>> Begin Dataset records
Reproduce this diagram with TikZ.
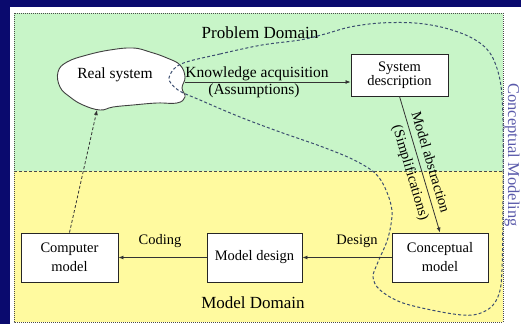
\documentclass[tikz,border=0pt]{standalone}
\usepackage{fontspec}
\setmainfont{Liberation Serif}
\usetikzlibrary{arrows.meta}
\definecolor{navy}{HTML}{0A0A6E}
\definecolor{probbg}{HTML}{C8F5C8}
\definecolor{modbg}{HTML}{FFFA9F}
\definecolor{loopcol}{HTML}{3C4E70}
\definecolor{cmtext}{HTML}{5A5AAA}
\definecolor{framecol}{HTML}{4A4A4A}
\begin{document}
\begin{tikzpicture}[x=1pt,y=-1pt,
  box/.style={draw=black!85, line width=0.9pt, fill=white, align=center,
    inner sep=0pt, font=\fontsize{14.5}{19}\selectfont},
  lbl/.style={font=\fontsize{14.5}{16}\selectfont, inner sep=0pt},
  domlbl/.style={font=\fontsize{17}{19}\selectfont, inner sep=0pt},
  flow/.style={draw=black!80, line width=0.8pt, -{Latex[length=5pt,width=4pt]}},
  backflow/.style={flow, dashed, dash pattern=on 3pt off 2pt},
  regionframe/.style={draw=framecol, line width=1pt, densely dotted},
  loopline/.style={draw=loopcol, line width=1pt, dash pattern=on 3pt off 2.2pt},
]
\useasboundingbox (0,0) rectangle (521,324);

% slide background and white panel
\fill[navy] (0,0) rectangle (521,324);
\fill[white] (10,7) rectangle (521,324);

% the two domains
\fill[probbg] (14,13) rectangle (503,171);
\fill[modbg] (14,171) rectangle (503,322);
\draw[regionframe] (14,13) rectangle (503,322);
\draw[regionframe, densely dashed] (14,171) -- (503,171);

\node[domlbl] (probdom) at (260,33) {Problem Domain};
\node[domlbl] (moddom) at (253,303) {Model Domain};

% the real system as a cloud
\draw[fill=white, draw=black!75, line width=0.9pt]
  plot[smooth cycle, tension=0.7] coordinates {
    (58,72) (67,62) (87,55) (110,50) (133,48) (150,52) (167,58) (180,65)
    (185,77) (182,88) (185,97) (177,103) (157,103) (133,105) (113,107)
    (100,110) (83,105) (70,97) (60,87)};
\node[lbl, font=\fontsize{15.5}{17}\selectfont] (real) at (115,75) {Real system};
\coordinate (realE) at (185,82);
\coordinate (realS) at (97,110);

% the conceptual modelling loop
\draw[loopline] plot[smooth cycle, tension=0.55] coordinates {
  (181,64) (220,54) (262,45) (300,40) (325,34) (350,27) (380,23) (415,23)
  (445,28) (472,38) (490,53) (500,80) (503,120) (503,200) (502,270) (499,294)
  (490,308) (473,315) (447,313) (403,303) (380,290) (373,277) (378,262)
  (388,238) (392,212) (386,190) (375,173) (352,159) (320,146) (280,132)
  (240,117) (200,100) (178,90) (169,78)};
\node[rotate=-90, text=cmtext, font=\fontsize{16.5}{18}\selectfont, inner sep=0pt]
  (cmlabel) at (512,155) {Conceptual Modeling};

% process boxes
\node[box, minimum width=97pt, minimum height=42pt, font=\fontsize{14.5}{13.5}\selectfont]
  (sysdesc) at (399.5,75) {System\\description};
\node[box, minimum width=96pt, minimum height=49pt] (concept) at (440,257.5) {Conceptual\\model};
\node[box, minimum width=95pt, minimum height=49pt] (mdesign) at (254.5,257.5) {Model design};
\node[box, minimum width=97pt, minimum height=49pt] (computer) at (69.5,257.5) {Computer\\model};

% connectors
\draw[flow] (realE) -- (sysdesc.west |- realE);
\node[lbl, font=\fontsize{15.5}{17}\selectfont] (kalbl) at (257,74) {Knowledge acquisition};
\node[lbl, font=\fontsize{15.5}{17}\selectfont] (aslbl) at (254,91) {(Assumptions)};

\draw[flow] (sysdesc.south) -- (concept.north);
\node[lbl, rotate=-73.5] (malbl) at (431,162) {Model abstraction};
\node[lbl, rotate=-73.5] (simlbl) at (410,173) {(Simplifications)};

\draw[flow] (concept.west) -- (mdesign.east);
\node[lbl] (dslbl) at (357,241) {Design};

\draw[flow] (mdesign.west) -- (computer.east);
\node[lbl] (cdlbl) at (160,241) {Coding};

\draw[backflow] (computer.north) -- (realS);
\end{tikzpicture}
\end{document}
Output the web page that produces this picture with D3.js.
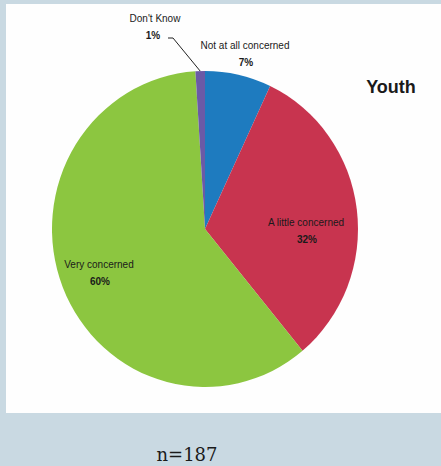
<!DOCTYPE html>
<html><head><meta charset="utf-8">
<script src="https://cdn.jsdelivr.net/npm/d3@7"></script>
<style>html,body{margin:0;padding:0;background:#c9d9e2;}</style>
</head><body>
<script>
const categories = ["Not at all concerned", "A little concerned", "Very concerned", "Don't Know"];
const values = [7, 32, 60, 1];
const pctLabels = ["7%", "32%", "60%", "1%"];
const colors = ["#1e7bbf", "#c8344f", "#8cc640", "#6b5aa6"];
const title = "Youth";
const footnote = "n=187";

const W = 441, H = 466;
const svg = d3.select("body").append("svg").attr("width", W).attr("height", H);
svg.append("rect").attr("width", W).attr("height", H).attr("fill", "#c9d9e2");
svg.append("rect").attr("x", 6).attr("y", 4).attr("width", W - 6).attr("height", 409).attr("fill", "#fefefe");

const cx = 205, cy = 229, rx = 153, ry = 158;
const pie = d3.pie().sort(null).value(d => d)(values);
const arc = d3.arc().innerRadius(0).outerRadius(ry);
const g = svg.append("g").attr("transform", `translate(${cx},${cy}) scale(${rx / ry},1)`);
g.selectAll("path").data(pie).join("path")
  .attr("d", arc).attr("fill", (d, i) => colors[i]);

const labelPos = [
  {x: 245, y: 45},
  {x: 306, y: 222},
  {x: 99, y: 264},
  {x: 155, y: 18}
];
const lab = svg.append("g").attr("font-family", "Liberation Sans, Arial, sans-serif")
  .attr("font-size", 10).attr("fill", "#1a1a1a").attr("text-anchor", "middle");
categories.forEach((c, i) => {
  const p = labelPos[i];
  lab.append("text").attr("x", p.x).attr("y", p.y + 3.5).text(c);
  lab.append("text").attr("x", p.x + (i === 3 ? -2 : 1)).attr("y", p.y + 20.5).attr("font-weight", "bold").text(pctLabels[i]);
});

// leader line for Don't Know
const dk = pie[3];
const mid = (dk.startAngle + dk.endAngle) / 2;
const ex = cx + rx * Math.sin(mid), ey = cy - ry * Math.cos(mid);
svg.append("path").attr("d", `M168,38 L173,38 L${ex},${ey}`)
  .attr("fill", "none").attr("stroke", "#222").attr("stroke-width", 1);

svg.append("text").attr("x", 391).attr("y", 93).attr("text-anchor", "middle")
  .attr("font-family", "Liberation Sans, Arial, sans-serif").attr("font-weight", "bold")
  .attr("font-size", 18).attr("fill", "#1a1a1a").text(title);

svg.append("text").attr("x", 187).attr("y", 461).attr("text-anchor", "middle")
  .attr("font-family", "DejaVu Serif, Liberation Serif, serif")
  .attr("font-size", 18).attr("fill", "#1a1a1a").text(footnote);
</script>
</body></html>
>> End Dataset records
Requirement
Without the pictures, write out all of the material exactly.

Answer to the exercise
Reproduce this diagram with TikZ.
\documentclass[tikz,border=0pt]{standalone}
\usepackage{fontspec}
\setmainfont{Liberation Serif}
\usetikzlibrary{arrows.meta}
\definecolor{navy}{HTML}{0A0A6E}
\definecolor{probbg}{HTML}{C8F5C8}
\definecolor{modbg}{HTML}{FFFA9F}
\definecolor{loopcol}{HTML}{3C4E70}
\definecolor{cmtext}{HTML}{5A5AAA}
\definecolor{framecol}{HTML}{4A4A4A}
\begin{document}
\begin{tikzpicture}[x=1pt,y=-1pt,
  box/.style={draw=black!85, line width=0.9pt, fill=white, align=center,
    inner sep=0pt, font=\fontsize{14.5}{19}\selectfont},
  lbl/.style={font=\fontsize{14.5}{16}\selectfont, inner sep=0pt},
  domlbl/.style={font=\fontsize{17}{19}\selectfont, inner sep=0pt},
  flow/.style={draw=black!80, line width=0.8pt, -{Latex[length=5pt,width=4pt]}},
  backflow/.style={flow, dashed, dash pattern=on 3pt off 2pt},
  regionframe/.style={draw=framecol, line width=1pt, densely dotted},
  loopline/.style={draw=loopcol, line width=1pt, dash pattern=on 3pt off 2.2pt},
]
\useasboundingbox (0,0) rectangle (521,324);

% slide background and white panel
\fill[navy] (0,0) rectangle (521,324);
\fill[white] (10,7) rectangle (521,324);

% the two domains
\fill[probbg] (14,13) rectangle (503,171);
\fill[modbg] (14,171) rectangle (503,322);
\draw[regionframe] (14,13) rectangle (503,322);
\draw[regionframe, densely dashed] (14,171) -- (503,171);

\node[domlbl] (probdom) at (260,33) {Problem Domain};
\node[domlbl] (moddom) at (253,303) {Model Domain};

% the real system as a cloud
\draw[fill=white, draw=black!75, line width=0.9pt]
  plot[smooth cycle, tension=0.7] coordinates {
    (58,72) (67,62) (87,55) (110,50) (133,48) (150,52) (167,58) (180,65)
    (185,77) (182,88) (185,97) (177,103) (157,103) (133,105) (113,107)
    (100,110) (83,105) (70,97) (60,87)};
\node[lbl, font=\fontsize{15.5}{17}\selectfont] (real) at (115,75) {Real system};
\coordinate (realE) at (185,82);
\coordinate (realS) at (97,110);

% the conceptual modelling loop
\draw[loopline] plot[smooth cycle, tension=0.55] coordinates {
  (181,64) (220,54) (262,45) (300,40) (325,34) (350,27) (380,23) (415,23)
  (445,28) (472,38) (490,53) (500,80) (503,120) (503,200) (502,270) (499,294)
  (490,308) (473,315) (447,313) (403,303) (380,290) (373,277) (378,262)
  (388,238) (392,212) (386,190) (375,173) (352,159) (320,146) (280,132)
  (240,117) (200,100) (178,90) (169,78)};
\node[rotate=-90, text=cmtext, font=\fontsize{16.5}{18}\selectfont, inner sep=0pt]
  (cmlabel) at (512,155) {Conceptual Modeling};

% process boxes
\node[box, minimum width=97pt, minimum height=42pt, font=\fontsize{14.5}{13.5}\selectfont]
  (sysdesc) at (399.5,75) {System\\description};
\node[box, minimum width=96pt, minimum height=49pt] (concept) at (440,257.5) {Conceptual\\model};
\node[box, minimum width=95pt, minimum height=49pt] (mdesign) at (254.5,257.5) {Model design};
\node[box, minimum width=97pt, minimum height=49pt] (computer) at (69.5,257.5) {Computer\\model};

% connectors
\draw[flow] (realE) -- (sysdesc.west |- realE);
\node[lbl, font=\fontsize{15.5}{17}\selectfont] (kalbl) at (257,74) {Knowledge acquisition};
\node[lbl, font=\fontsize{15.5}{17}\selectfont] (aslbl) at (254,91) {(Assumptions)};

\draw[flow] (sysdesc.south) -- (concept.north);
\node[lbl, rotate=-73.5] (malbl) at (431,162) {Model abstraction};
\node[lbl, rotate=-73.5] (simlbl) at (410,173) {(Simplifications)};

\draw[flow] (concept.west) -- (mdesign.east);
\node[lbl] (dslbl) at (357,241) {Design};

\draw[flow] (mdesign.west) -- (computer.east);
\node[lbl] (cdlbl) at (160,241) {Coding};

\draw[backflow] (computer.north) -- (realS);
\end{tikzpicture}
\end{document}
Output the web page that produces this picture with D3.js.
<!DOCTYPE html>
<html><head><meta charset="utf-8">
<script src="https://cdn.jsdelivr.net/npm/d3@7"></script>
<style>html,body{margin:0;padding:0;background:#c9d9e2;}</style>
</head><body>
<script>
const categories = ["Not at all concerned", "A little concerned", "Very concerned", "Don't Know"];
const values = [7, 32, 60, 1];
const pctLabels = ["7%", "32%", "60%", "1%"];
const colors = ["#1e7bbf", "#c8344f", "#8cc640", "#6b5aa6"];
const title = "Youth";
const footnote = "n=187";

const W = 441, H = 466;
const svg = d3.select("body").append("svg").attr("width", W).attr("height", H);
svg.append("rect").attr("width", W).attr("height", H).attr("fill", "#c9d9e2");
svg.append("rect").attr("x", 6).attr("y", 4).attr("width", W - 6).attr("height", 409).attr("fill", "#fefefe");

const cx = 205, cy = 229, rx = 153, ry = 158;
const pie = d3.pie().sort(null).value(d => d)(values);
const arc = d3.arc().innerRadius(0).outerRadius(ry);
const g = svg.append("g").attr("transform", `translate(${cx},${cy}) scale(${rx / ry},1)`);
g.selectAll("path").data(pie).join("path")
  .attr("d", arc).attr("fill", (d, i) => colors[i]);

const labelPos = [
  {x: 245, y: 45},
  {x: 306, y: 222},
  {x: 99, y: 264},
  {x: 155, y: 18}
];
const lab = svg.append("g").attr("font-family", "Liberation Sans, Arial, sans-serif")
  .attr("font-size", 10).attr("fill", "#1a1a1a").attr("text-anchor", "middle");
categories.forEach((c, i) => {
  const p = labelPos[i];
  lab.append("text").attr("x", p.x).attr("y", p.y + 3.5).text(c);
  lab.append("text").attr("x", p.x + (i === 3 ? -2 : 1)).attr("y", p.y + 20.5).attr("font-weight", "bold").text(pctLabels[i]);
});

// leader line for Don't Know
const dk = pie[3];
const mid = (dk.startAngle + dk.endAngle) / 2;
const ex = cx + rx * Math.sin(mid), ey = cy - ry * Math.cos(mid);
svg.append("path").attr("d", `M168,38 L173,38 L${ex},${ey}`)
  .attr("fill", "none").attr("stroke", "#222").attr("stroke-width", 1);

svg.append("text").attr("x", 391).attr("y", 93).attr("text-anchor", "middle")
  .attr("font-family", "Liberation Sans, Arial, sans-serif").attr("font-weight", "bold")
  .attr("font-size", 18).attr("fill", "#1a1a1a").text(title);

svg.append("text").attr("x", 187).attr("y", 461).attr("text-anchor", "middle")
  .attr("font-family", "DejaVu Serif, Liberation Serif, serif")
  .attr("font-size", 18).attr("fill", "#1a1a1a").text(footnote);
</script>
</body></html>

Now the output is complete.